Aftermath – La vendetta: recensione del film con Arnold Schwarzenegger
Tratto da una storia vera, Aftermath – La vendetta racconta il dolore di due uomini a cui un terribile incidente aereo ha stravolto l'esistenza. Fino alle più estreme conseguenze.
Abbiamo a lungo aspettato il ritorno sulle scene di Arnold Schwarzenegger, dopo i suoi otto anni da governatore dello Stato della California. Ci siamo chiesti anche se ci sarebbe mai tornato, su quelle scene, o se fosse semplicemente giunto il momento di ritirarsi a vita privata. Senza calcare troppo la mano Schwarzy nel 2012 si è riaffacciato al cinema, inanellando inizialmente alcuni ruoli decisamente interessanti. Dalla strizzatina d’occhio dei Mercenari all’attesissima riapparizione nella saga Terminator, tutto ci è parso abbastanza già scritto e inevitabile, ma piacevole.

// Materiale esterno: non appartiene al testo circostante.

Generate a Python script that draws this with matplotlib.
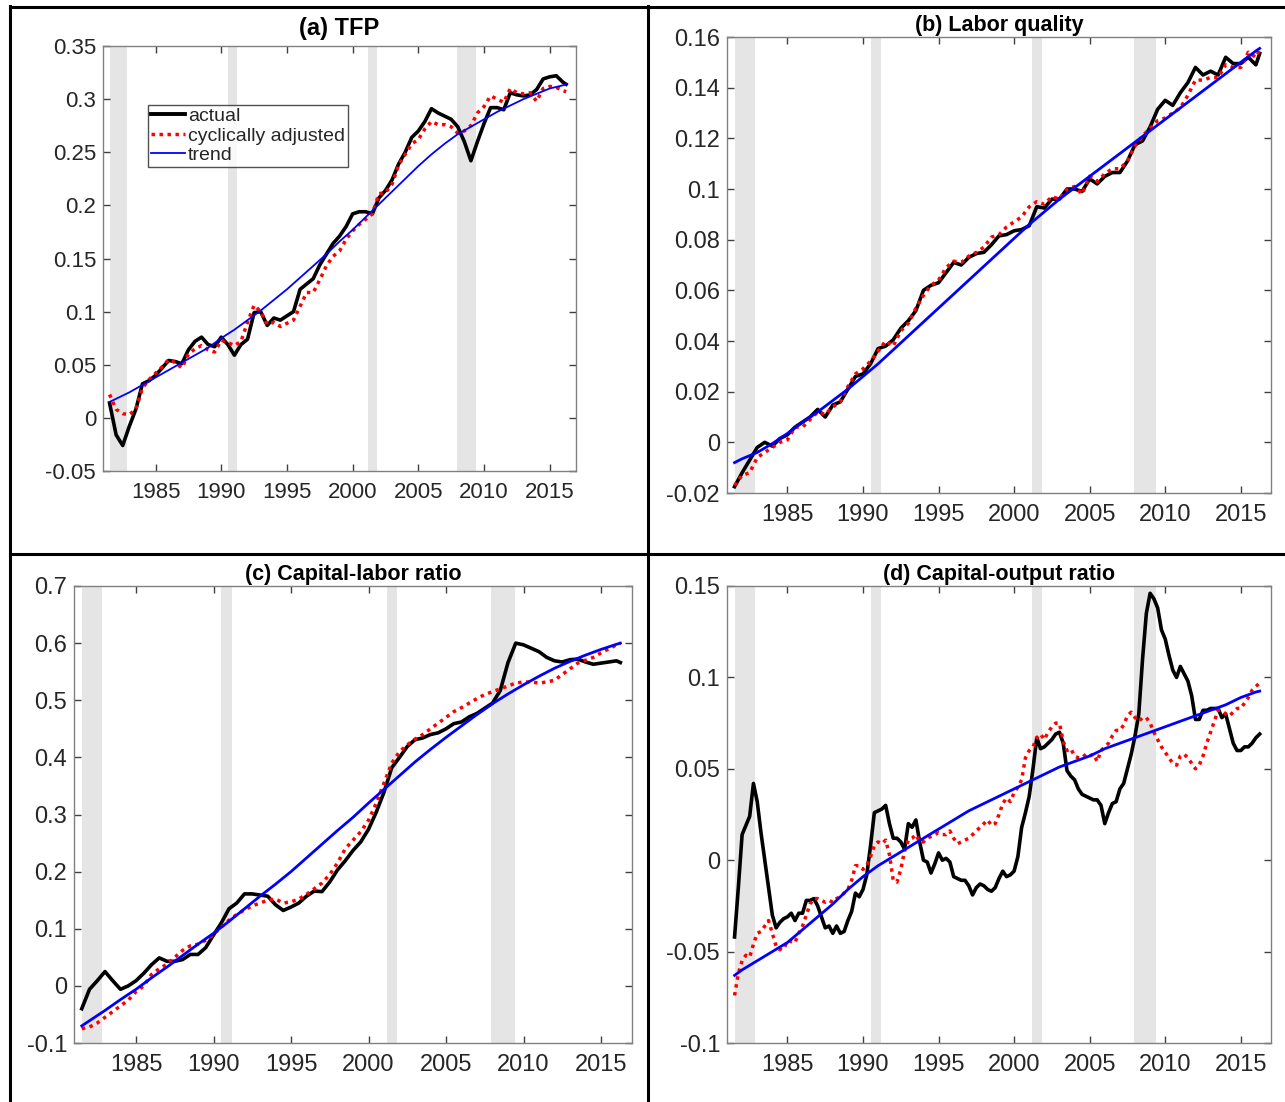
import numpy as np
import matplotlib
matplotlib.use("Agg")
import matplotlib.pyplot as plt
from matplotlib.lines import Line2D
from matplotlib.ticker import FuncFormatter

plt.rcParams["font.family"] = ["Liberation Sans", "DejaVu Sans"]

# semi-annual grid 1981.5 .. 2016.0 plus last obs 2016.25
half_years = np.append(np.arange(1981.5, 2016.01, 0.5), 2016.25)
quarters = np.arange(1981.5, 2016.26, 0.25)
trend_years = np.concatenate([[1981.5], np.arange(1982, 2017), [2016.25]])

recessions = [(1981.5, 1982.83), (1990.5, 1991.17), (2001.17, 2001.83), (2007.92, 2009.42)]

# (a) TFP
tfp_actual = [
    0.014, -0.016, -0.026, -0.008, 0.008, 0.032, 0.035, 0.040, 0.047, 0.054,
    0.053, 0.051, 0.064, 0.072, 0.076, 0.069, 0.067, 0.076, 0.069, 0.059,
    0.069, 0.074, 0.099, 0.100, 0.087, 0.094, 0.092, 0.096, 0.100, 0.121,
    0.126, 0.131, 0.144, 0.154, 0.164, 0.171, 0.180, 0.192, 0.194, 0.194,
    0.192, 0.207, 0.214, 0.224, 0.239, 0.250, 0.264, 0.270, 0.279, 0.291,
    0.287, 0.284, 0.281, 0.274, 0.260, 0.242, 0.260, 0.277, 0.292, 0.292,
    0.290, 0.306, 0.304, 0.303, 0.304, 0.309, 0.319, 0.321, 0.322, 0.316,
    0.314,
]
tfp_adjusted = [
    0.022, 0.008, 0.004, 0.003, 0.008, 0.028, 0.036, 0.042, 0.048, 0.055,
    0.052, 0.047, 0.060, 0.065, 0.068, 0.064, 0.062, 0.073, 0.071, 0.068,
    0.072, 0.090, 0.106, 0.100, 0.088, 0.090, 0.086, 0.089, 0.092, 0.105,
    0.118, 0.118, 0.130, 0.143, 0.152, 0.157, 0.168, 0.176, 0.182, 0.187,
    0.192, 0.211, 0.212, 0.220, 0.238, 0.248, 0.258, 0.262, 0.272, 0.279,
    0.276, 0.276, 0.274, 0.268, 0.270, 0.275, 0.287, 0.293, 0.303, 0.300,
    0.297, 0.310, 0.306, 0.305, 0.306, 0.298, 0.310, 0.312, 0.311, 0.308,
    0.307,
]
tfp_trend = [
    0.015, 0.018, 0.024, 0.031, 0.038, 0.045, 0.052, 0.059, 0.066, 0.075,
    0.083, 0.092, 0.101, 0.111, 0.121, 0.132, 0.143, 0.154, 0.166, 0.177,
    0.189, 0.201, 0.213, 0.225, 0.237, 0.248, 0.258, 0.267, 0.274, 0.281,
    0.288, 0.294, 0.300, 0.305, 0.310, 0.313, 0.314,
]

# (b) Labor quality
labor_actual = [
    -0.0175, -0.012, -0.007, -0.002, 0.000, -0.0015, 0.0015, 0.003, 0.006, 0.008,
    0.010, 0.013, 0.010, 0.0147, 0.016, 0.021, 0.026, 0.027, 0.031, 0.037,
    0.038, 0.0405, 0.045, 0.048, 0.052, 0.060, 0.062, 0.063, 0.067, 0.071,
    0.070, 0.073, 0.0745, 0.075, 0.078, 0.0815, 0.082, 0.0835, 0.084, 0.0855,
    0.093, 0.0925, 0.096, 0.096, 0.100, 0.100, 0.099, 0.104, 0.102, 0.105,
    0.1065, 0.1065, 0.111, 0.1175, 0.119, 0.1245, 0.1315, 0.135, 0.133, 0.138,
    0.142, 0.148, 0.145, 0.1465, 0.145, 0.152, 0.1495, 0.1495, 0.152, 0.149,
    0.1535,
]
labor_adjusted = [
    -0.017, -0.013, -0.012, -0.006, -0.004, -0.002, 0.000, 0.001, 0.006, 0.006,
    0.009, 0.012, 0.011, 0.014, 0.016, 0.022, 0.027, 0.029, 0.032, 0.036,
    0.040, 0.038, 0.044, 0.047, 0.053, 0.058, 0.062, 0.064, 0.069, 0.0715,
    0.071, 0.0735, 0.075, 0.077, 0.081, 0.082, 0.085, 0.087, 0.089, 0.093,
    0.095, 0.094, 0.097, 0.096, 0.100, 0.101, 0.098, 0.105, 0.103, 0.106,
    0.108, 0.108, 0.111, 0.117, 0.121, 0.124, 0.127, 0.128, 0.130, 0.132,
    0.137, 0.143, 0.143, 0.144, 0.144, 0.149, 0.148, 0.148, 0.154, 0.152,
    0.155,
]
labor_trend = [
    -0.008, -0.0065, -0.004, -0.0005, 0.0035, 0.008, 0.012, 0.0165, 0.021, 0.026,
    0.031, 0.0365, 0.042, 0.0475, 0.053, 0.0585, 0.064, 0.0695, 0.075, 0.0805,
    0.086, 0.091, 0.096, 0.1005, 0.105, 0.1095, 0.114, 0.1185, 0.123, 0.1275,
    0.132, 0.1365, 0.141, 0.1455, 0.150, 0.1545, 0.1555,
]

# (c) Capital-labor ratio
kl_actual = [
    -0.040, -0.006, 0.009, 0.025, 0.009, -0.006, 0.000, 0.009, 0.022, 0.037,
    0.049, 0.043, 0.043, 0.046, 0.055, 0.055, 0.067, 0.089, 0.110, 0.135,
    0.145, 0.161, 0.161, 0.159, 0.157, 0.142, 0.132, 0.138, 0.145, 0.157,
    0.166, 0.165, 0.182, 0.203, 0.219, 0.237, 0.252, 0.274, 0.304, 0.339,
    0.382, 0.400, 0.419, 0.431, 0.434, 0.440, 0.443, 0.450, 0.459, 0.462,
    0.471, 0.477, 0.486, 0.495, 0.517, 0.566, 0.600, 0.597, 0.591, 0.585,
    0.575, 0.569, 0.567, 0.571, 0.572, 0.567, 0.563, 0.565, 0.567, 0.569,
    0.566,
]
kl_adjusted = [
    -0.075, -0.072, -0.065, -0.055, -0.045, -0.035, -0.025, -0.010, 0.000, 0.020,
    0.030, 0.038, 0.050, 0.062, 0.070, 0.073, 0.080, 0.090, 0.103, 0.115,
    0.125, 0.133, 0.140, 0.145, 0.150, 0.152, 0.145, 0.147, 0.152, 0.160,
    0.170, 0.180, 0.195, 0.215, 0.240, 0.255, 0.270, 0.290, 0.320, 0.355,
    0.390, 0.410, 0.422, 0.432, 0.440, 0.450, 0.460, 0.470, 0.480, 0.487,
    0.495, 0.503, 0.510, 0.515, 0.520, 0.525, 0.530, 0.532, 0.532, 0.530,
    0.532, 0.535, 0.545, 0.555, 0.565, 0.570, 0.575, 0.583, 0.590, 0.597,
    0.600,
]
kl_trend = [
    -0.070, -0.061, -0.043, -0.024, -0.006, 0.014, 0.033, 0.053, 0.073, 0.092,
    0.113, 0.135, 0.157, 0.178, 0.200, 0.224, 0.248, 0.272, 0.295, 0.320,
    0.344, 0.368, 0.392, 0.414, 0.435, 0.455, 0.475, 0.494, 0.511, 0.527,
    0.542, 0.556, 0.568, 0.579, 0.589, 0.598, 0.600,
]

# (d) Capital-output ratio (quarterly)
ko_actual = [
    -0.042, -0.015,
    0.014, 0.019, 0.024, 0.042,  0.032, 0.015, 0.000, -0.015,
    -0.030, -0.037, -0.034, -0.032,  -0.031, -0.029, -0.033, -0.029,
    -0.029, -0.022, -0.022, -0.021,  -0.025, -0.031, -0.037, -0.036,
    -0.040, -0.036, -0.040, -0.039,  -0.033, -0.028, -0.018, -0.020,
    -0.016, -0.008, 0.008, 0.026,  0.027, 0.028, 0.030, 0.020,
    0.012, 0.012, 0.010, 0.006,  0.020, 0.018, 0.022, 0.010,
    0.000, -0.001, -0.007, -0.002,  0.004, 0.000, 0.001, -0.001,
    -0.009, -0.010, -0.011, -0.011,  -0.014, -0.019, -0.015, -0.013,
    -0.014, -0.016, -0.017, -0.015,  -0.010, -0.006, -0.009, -0.008,
    -0.006, 0.002, 0.018, 0.026,  0.035, 0.050, 0.067, 0.061,
    0.062, 0.064, 0.066, 0.069,  0.070, 0.064, 0.049, 0.046,
    0.044, 0.039, 0.036, 0.035,  0.034, 0.033, 0.033, 0.030,
    0.020, 0.026, 0.031, 0.032,  0.039, 0.042, 0.050, 0.058,
    0.068, 0.080, 0.110, 0.135,  0.146, 0.143, 0.138, 0.126,
    0.121, 0.112, 0.104, 0.100,  0.106, 0.102, 0.098, 0.090,
    0.077, 0.077, 0.082, 0.082,  0.083, 0.083, 0.083, 0.078,
    0.080, 0.072, 0.064, 0.060,  0.060, 0.062, 0.062, 0.064,
    0.067, 0.069,
]
ko_adjusted = [
    -0.074, -0.062,
    -0.055, -0.052, -0.053, -0.046,  -0.040, -0.039, -0.036, -0.033,
    -0.040, -0.047, -0.049, -0.046,  -0.047, -0.044, -0.045, -0.040,
    -0.036, -0.030, -0.024, -0.021,  -0.021, -0.022, -0.023, -0.022,
    -0.023, -0.021, -0.020, -0.018,  -0.016, -0.011, -0.003, -0.003,
    -0.005, -0.003, 0.002, 0.008,  0.010, 0.009, 0.011, 0.003,
    -0.011, -0.012, -0.005, 0.005,  0.011, 0.012, 0.014, 0.010,
    0.010, 0.012, 0.013, 0.014,  0.015, 0.014, 0.014, 0.016,
    0.012, 0.009, 0.010, 0.011,  0.012, 0.014, 0.016, 0.018,
    0.020, 0.022, 0.019, 0.020,  0.025, 0.031, 0.034, 0.032,
    0.037, 0.040, 0.044, 0.056,  0.060, 0.062, 0.067, 0.069,
    0.066, 0.070, 0.073, 0.075,  0.075, 0.065, 0.060, 0.061,
    0.057, 0.056, 0.056, 0.058,  0.057, 0.058, 0.054, 0.060,
    0.062, 0.064, 0.068, 0.071,  0.071, 0.074, 0.079, 0.081,
    0.078, 0.076, 0.078, 0.078,  0.075, 0.070, 0.066, 0.062,
    0.059, 0.056, 0.053, 0.052,  0.057, 0.058, 0.056, 0.053,
    0.050, 0.052, 0.057, 0.064,  0.070, 0.076, 0.082, 0.082,
    0.080, 0.079, 0.081, 0.083,  0.083, 0.086, 0.089, 0.093,
    0.095, 0.097,
]
ko_trend = [
    -0.063, -0.060, -0.055, -0.050, -0.045, -0.038, -0.031, -0.024, -0.016, -0.009,
    -0.003, 0.002, 0.007, 0.012, 0.017, 0.022, 0.027, 0.031, 0.035, 0.039,
    0.043, 0.047, 0.051, 0.054, 0.057, 0.061, 0.064, 0.067, 0.070, 0.073,
    0.076, 0.079, 0.082, 0.085, 0.089, 0.092, 0.0925,
]

W, H = 1285, 1102
fig = plt.figure(figsize=(W / 100, H / 100), dpi=100)


def px_axes(left, top, right, bottom):
    return fig.add_axes([left / W, 1 - bottom / H, (right - left) / W, (bottom - top) / H])


def style_axes(ax, ylim, yticks, fs):
    ax.set_xlim(1981, 2017)
    ax.set_ylim(*ylim)
    ax.set_xticks(range(1985, 2016, 5))
    ax.set_yticks(yticks)
    ax.yaxis.set_major_formatter(FuncFormatter(lambda v, p: f"{round(v, 4):g}"))
    for sp in ax.spines.values():
        sp.set_color("#808080")
        sp.set_linewidth(1.0)
    ax.tick_params(direction="in", length=5, width=1, color="#404040",
                   top=True, right=True, labelsize=fs, labelcolor="#262626")
    ax.tick_params(axis="x", pad=8)
    ax.tick_params(axis="y", pad=5)
    for a, b in recessions:
        ax.axvspan(a, b, color="#e5e5e5", lw=0, zorder=0)


panels = [
    (px_axes(103, 46, 576, 471), "(a) TFP", tfp_actual, tfp_adjusted, tfp_trend, half_years, half_years,
     (-0.05, 0.35), np.arange(-0.05, 0.351, 0.05), 16, 17, 1.3, 8),
    (px_axes(727, 37, 1271, 493), "(b) Labor quality", labor_actual, labor_adjusted, labor_trend,
     half_years, half_years, (-0.02, 0.16), np.arange(-0.02, 0.161, 0.02), 17, 15.5, 2.0, 4),
    (px_axes(74, 586, 632, 1043), "(c) Capital-labor ratio", kl_actual, kl_adjusted, kl_trend,
     half_years, half_years, (-0.1, 0.7), np.arange(-0.1, 0.71, 0.1), 17, 15.5, 2.0, 4),
    (px_axes(727, 586, 1271, 1043), "(d) Capital-output ratio", ko_actual, ko_adjusted, ko_trend,
     quarters, quarters, (-0.1, 0.15), np.arange(-0.1, 0.151, 0.05), 17, 15.5, 2.0, 4),
]

for ax, title, actual, adjusted, trend, xa, xb, ylim, yticks, fs, tfs, tlw, tpad in panels:
    style_axes(ax, ylim, yticks, fs)
    ax.plot(xa, actual, color="black", lw=2.6, zorder=3, solid_joinstyle="round")
    ax.plot(xb, adjusted, color="red", lw=2.5, linestyle=(0, (1, 1.3)), zorder=4)
    ax.plot(trend_years, trend, color="blue", lw=tlw, zorder=5)
    ax.set_title(title, fontsize=tfs, fontweight="bold", pad=tpad)

ax_a = panels[0][0]
handles = [
    Line2D([], [], color="black", lw=2.8),
    Line2D([], [], color="red", lw=2.5, linestyle=(0, (1, 1.3))),
    Line2D([], [], color="blue", lw=1.3),
]
leg = ax_a.legend(handles, ["actual", "cyclically adjusted", "trend"], loc="upper left",
                  bbox_to_anchor=(0.095, 0.862), fontsize=14, frameon=True, fancybox=False,
                  handlelength=1.75, handletextpad=0.15, labelspacing=0.1, borderpad=0.15,
                  borderaxespad=0)
leg.get_frame().set_edgecolor("#262626")
leg.get_frame().set_linewidth(1.0)
for t in leg.get_texts():
    t.set_color("#262626")

# table-like frame lines around the panels
frame_lines = [
    ((10, 1285), (6.5, 6.5)),
    ((10, 10), (6, 1102)),
    ((648, 648), (6, 1102)),
    ((10, 1285), (554, 554)),
]
for xs, ys in frame_lines:
    fig.add_artist(Line2D([x / W for x in xs], [1 - y / H for y in ys], color="black", lw=2.2,
                          transform=fig.transFigure))

fig.savefig("out.png", dpi=100)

Fino all’approdo al notevole Contagious – Epidemia mortale (2015), in cui il nostro culturista di riferimento smette i panni del last action hero per indossare forse per la prima volta quelli del sofferente essere umano, in un dramma delicato e introspettivo. Un vero e proprio testamento artistico, sulla carta. Ma invece Arnold ha continuato a girare, iniziando a scegliere male e abbandonandosi alle produzioni di serie B. A questa categoria appartiene purtroppo anche Aftermath – La vendetta, e diciamo purtroppo perché il film di Elliott Lester avrebbe potuto avere – con un po’ di impegno in più – ben altra caratura.
Aftermath – La vendetta: le conseguenze dell’errore
Lo spunto di partenza è una storia vera che a cavallo tra 2002 e 2004 colpì molto l’opinione pubblica tedesca: si narra di una sfortunatissima e fatale collisione tra due aerei, e della vendetta che l’architetto russo Vitaly Kaloyev attua nei confronti del controllore di volo Peter Nielsen, ritenuto responsabile dell’incidente e quindi anche della morte di tutta la famiglia di Kaloyev. Più che sulla rappresaglia, tuttavia, l’opera di Lester si concentra sull’aftermath, ovvero sulle conseguenze che questo tragico evento ha avuto sui vari caratteri in gioco.
È un film di stasi, non di azione, e per quanto questo possa infastidire chi – tra titolo italiano fuorviante e presenza di Schwarzy – si aspettava un approccio maggiormente thriller, guerrafondaio e ritmato, è indubbio che la scelta di campo operata da regia e sceneggiatura sia alquanto coraggiosa e inaspettata. Aftermath è un film contemplativo, cupo, funereo; eppure (e, aggiungiamo, purtroppo), l’attenzione encomiabilmente atipica del film per i personaggi, l’umore e il realismo psicologico non rendono la pellicola necessariamente buona.
La posta in gioco emotiva
Al di là delle continue immersioni nella rappresentazione dello stress post-traumatico (e da questo punto di vista ci preme sottolineare l’ottima interpretazione di Scoot McNairy nei panni del controllore devastato per l’accaduto, mentre Arnold mostra qui un po’ tutti i suoi limiti recitativi), Aftermath non ha mai nulla di sostanziale da dire sul processo del lutto. Mostrare quanto i due personaggi principali siano consumati dal dolore può funzionare, come espediente narrativo e focus della rappresentazione, solo in parte, nel momento in cui non viene sorretto da altro.
Alla pressione emotiva che anticipa e porta all’incontro decisivo fra i due fa da contraltare una vicenda superficiale e lacunosa, priva di tensione, che ricorda più una asettica ricostruzione televisiva che un film prodotto per il cinema. Non stupisce affatto quindi che Aftermath sia stato un flop in America, e che in Italia sia stato distribuito direttamente in home-video. Ma resta del rammarico per le potenzialità inespresse di una pellicola a cui, evidentemente, i suoi stessi creatori non hanno creduto fino in fondo, accontentandosi di un risultato mediocre nonostante la qualità del materiale di partenza.